--- EXERCISE REQUIREMENTS ---
Nothing after the line with "Chart.register(...registerables);" belongs in the copy; extract the lines below from the top through that line, pictures left out.

--- DATA EXTRACT ---
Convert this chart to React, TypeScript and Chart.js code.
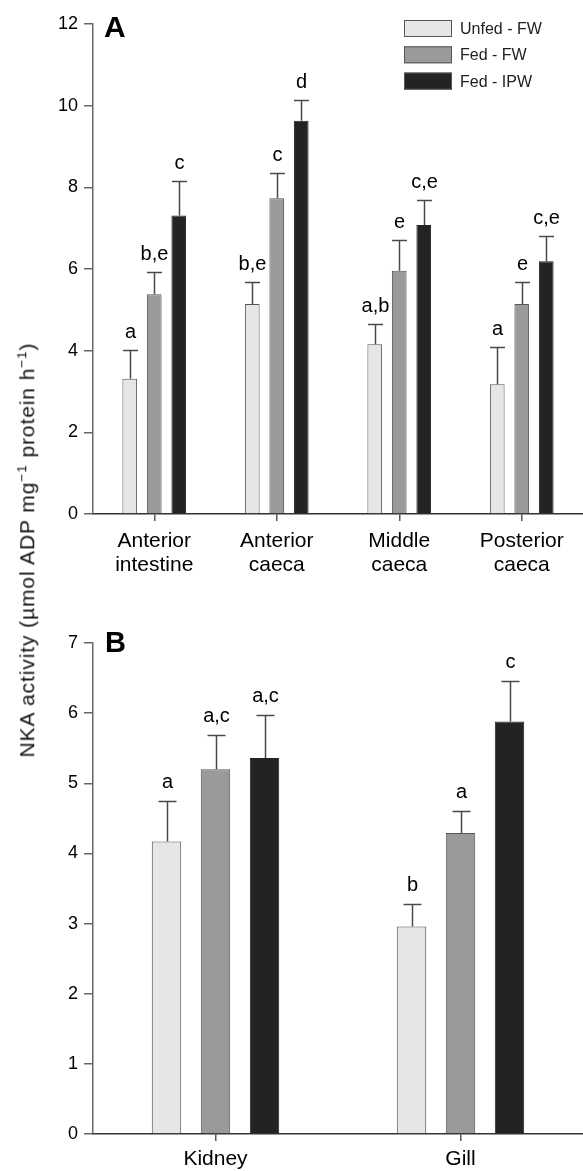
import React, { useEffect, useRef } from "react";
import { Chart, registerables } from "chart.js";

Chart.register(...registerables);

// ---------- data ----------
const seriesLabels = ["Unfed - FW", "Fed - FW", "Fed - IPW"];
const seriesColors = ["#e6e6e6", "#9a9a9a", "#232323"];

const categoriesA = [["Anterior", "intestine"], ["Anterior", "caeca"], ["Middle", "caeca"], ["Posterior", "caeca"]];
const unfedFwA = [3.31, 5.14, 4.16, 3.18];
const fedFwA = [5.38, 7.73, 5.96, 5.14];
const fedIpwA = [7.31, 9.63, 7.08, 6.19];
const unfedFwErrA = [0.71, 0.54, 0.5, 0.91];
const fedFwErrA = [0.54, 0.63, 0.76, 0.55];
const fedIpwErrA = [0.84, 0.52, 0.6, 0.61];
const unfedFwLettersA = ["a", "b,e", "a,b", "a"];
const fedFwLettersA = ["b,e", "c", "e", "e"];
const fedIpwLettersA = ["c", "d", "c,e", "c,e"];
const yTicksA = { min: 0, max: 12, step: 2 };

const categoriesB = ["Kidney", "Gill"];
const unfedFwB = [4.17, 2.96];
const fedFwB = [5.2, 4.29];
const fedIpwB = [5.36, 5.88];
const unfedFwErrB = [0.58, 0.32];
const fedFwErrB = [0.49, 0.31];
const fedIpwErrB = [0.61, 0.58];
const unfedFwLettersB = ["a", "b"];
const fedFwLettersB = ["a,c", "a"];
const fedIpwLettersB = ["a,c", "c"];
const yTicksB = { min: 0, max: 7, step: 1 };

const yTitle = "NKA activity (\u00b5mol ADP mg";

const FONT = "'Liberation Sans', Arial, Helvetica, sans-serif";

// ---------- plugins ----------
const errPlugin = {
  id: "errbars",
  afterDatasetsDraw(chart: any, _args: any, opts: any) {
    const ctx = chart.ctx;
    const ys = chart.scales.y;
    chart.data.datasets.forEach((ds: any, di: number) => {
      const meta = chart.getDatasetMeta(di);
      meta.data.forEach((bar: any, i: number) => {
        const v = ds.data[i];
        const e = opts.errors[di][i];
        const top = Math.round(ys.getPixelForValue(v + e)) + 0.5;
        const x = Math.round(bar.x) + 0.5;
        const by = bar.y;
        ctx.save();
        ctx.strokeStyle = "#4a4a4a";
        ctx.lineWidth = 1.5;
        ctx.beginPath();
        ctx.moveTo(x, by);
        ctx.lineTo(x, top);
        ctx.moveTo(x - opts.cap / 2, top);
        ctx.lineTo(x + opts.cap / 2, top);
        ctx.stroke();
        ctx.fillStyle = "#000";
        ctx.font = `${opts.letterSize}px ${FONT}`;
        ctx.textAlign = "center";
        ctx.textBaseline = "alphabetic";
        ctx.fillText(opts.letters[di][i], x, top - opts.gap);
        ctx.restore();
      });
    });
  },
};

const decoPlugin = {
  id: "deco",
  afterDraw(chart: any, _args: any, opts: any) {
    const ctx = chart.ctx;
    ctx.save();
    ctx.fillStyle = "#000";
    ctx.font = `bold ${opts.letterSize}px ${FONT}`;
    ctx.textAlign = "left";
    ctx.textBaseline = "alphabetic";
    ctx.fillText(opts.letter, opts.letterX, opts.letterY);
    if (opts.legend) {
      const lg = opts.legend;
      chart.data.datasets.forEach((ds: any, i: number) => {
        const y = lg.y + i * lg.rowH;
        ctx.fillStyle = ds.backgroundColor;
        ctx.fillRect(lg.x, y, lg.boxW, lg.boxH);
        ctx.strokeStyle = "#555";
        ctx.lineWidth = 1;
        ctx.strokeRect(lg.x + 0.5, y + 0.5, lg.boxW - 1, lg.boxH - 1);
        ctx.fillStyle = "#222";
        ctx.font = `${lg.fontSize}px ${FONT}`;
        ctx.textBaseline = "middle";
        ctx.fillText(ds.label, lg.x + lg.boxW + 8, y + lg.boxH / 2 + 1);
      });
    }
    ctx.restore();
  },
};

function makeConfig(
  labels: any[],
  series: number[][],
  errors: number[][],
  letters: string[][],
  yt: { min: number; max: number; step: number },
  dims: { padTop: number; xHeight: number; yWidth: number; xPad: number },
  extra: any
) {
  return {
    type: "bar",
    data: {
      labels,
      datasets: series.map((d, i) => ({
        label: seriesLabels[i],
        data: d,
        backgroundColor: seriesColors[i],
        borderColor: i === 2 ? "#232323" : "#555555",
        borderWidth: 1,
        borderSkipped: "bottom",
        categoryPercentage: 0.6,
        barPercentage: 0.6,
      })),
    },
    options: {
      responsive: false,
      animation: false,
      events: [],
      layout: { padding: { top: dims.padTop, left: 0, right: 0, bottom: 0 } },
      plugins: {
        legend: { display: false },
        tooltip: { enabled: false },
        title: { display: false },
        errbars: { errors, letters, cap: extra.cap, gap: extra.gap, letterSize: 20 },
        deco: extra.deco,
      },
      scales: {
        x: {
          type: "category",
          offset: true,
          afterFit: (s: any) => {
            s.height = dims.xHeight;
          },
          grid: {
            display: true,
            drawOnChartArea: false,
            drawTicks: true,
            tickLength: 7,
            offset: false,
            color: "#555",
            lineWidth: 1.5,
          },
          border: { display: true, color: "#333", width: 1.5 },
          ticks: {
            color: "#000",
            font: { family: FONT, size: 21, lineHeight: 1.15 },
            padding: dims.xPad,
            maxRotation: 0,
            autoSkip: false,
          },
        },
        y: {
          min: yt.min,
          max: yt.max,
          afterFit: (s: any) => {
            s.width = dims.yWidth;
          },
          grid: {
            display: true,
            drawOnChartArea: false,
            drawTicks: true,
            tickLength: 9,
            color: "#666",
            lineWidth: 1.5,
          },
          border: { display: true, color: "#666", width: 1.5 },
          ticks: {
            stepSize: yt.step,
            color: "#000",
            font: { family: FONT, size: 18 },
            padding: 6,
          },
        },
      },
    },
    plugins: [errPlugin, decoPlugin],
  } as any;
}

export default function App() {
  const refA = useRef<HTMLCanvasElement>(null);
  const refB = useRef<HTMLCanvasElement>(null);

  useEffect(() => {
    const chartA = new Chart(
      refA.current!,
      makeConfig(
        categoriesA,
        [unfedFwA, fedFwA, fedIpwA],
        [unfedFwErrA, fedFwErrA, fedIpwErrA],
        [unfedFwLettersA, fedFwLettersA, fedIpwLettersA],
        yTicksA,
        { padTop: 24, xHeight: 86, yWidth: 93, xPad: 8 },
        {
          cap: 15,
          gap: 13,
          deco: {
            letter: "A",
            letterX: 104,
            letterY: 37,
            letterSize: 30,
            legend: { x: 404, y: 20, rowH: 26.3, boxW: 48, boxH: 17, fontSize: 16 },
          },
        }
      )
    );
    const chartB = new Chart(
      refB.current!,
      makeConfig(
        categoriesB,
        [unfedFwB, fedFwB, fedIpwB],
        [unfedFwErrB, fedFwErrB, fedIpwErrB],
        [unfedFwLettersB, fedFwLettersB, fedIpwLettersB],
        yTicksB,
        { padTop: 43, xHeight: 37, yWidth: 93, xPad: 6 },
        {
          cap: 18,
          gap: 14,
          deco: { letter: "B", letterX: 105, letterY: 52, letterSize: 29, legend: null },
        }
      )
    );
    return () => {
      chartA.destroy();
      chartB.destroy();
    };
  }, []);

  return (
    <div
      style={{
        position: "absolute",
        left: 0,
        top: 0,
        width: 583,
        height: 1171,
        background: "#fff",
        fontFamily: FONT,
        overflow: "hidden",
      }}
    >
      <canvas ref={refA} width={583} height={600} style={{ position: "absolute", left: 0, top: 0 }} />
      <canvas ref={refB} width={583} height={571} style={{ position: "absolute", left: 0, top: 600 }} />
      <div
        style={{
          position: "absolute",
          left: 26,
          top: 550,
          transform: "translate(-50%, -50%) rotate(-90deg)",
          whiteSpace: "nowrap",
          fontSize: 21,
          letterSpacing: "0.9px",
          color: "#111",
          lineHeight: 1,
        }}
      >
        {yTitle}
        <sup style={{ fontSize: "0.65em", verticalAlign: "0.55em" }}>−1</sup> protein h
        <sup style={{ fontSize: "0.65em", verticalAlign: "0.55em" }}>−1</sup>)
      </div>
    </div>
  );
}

--- FINISHED TASK ---
Convert this chart to React, TypeScript and Chart.js code.
import React, { useEffect, useRef } from "react";
import { Chart, registerables } from "chart.js";

Chart.register(...registerables);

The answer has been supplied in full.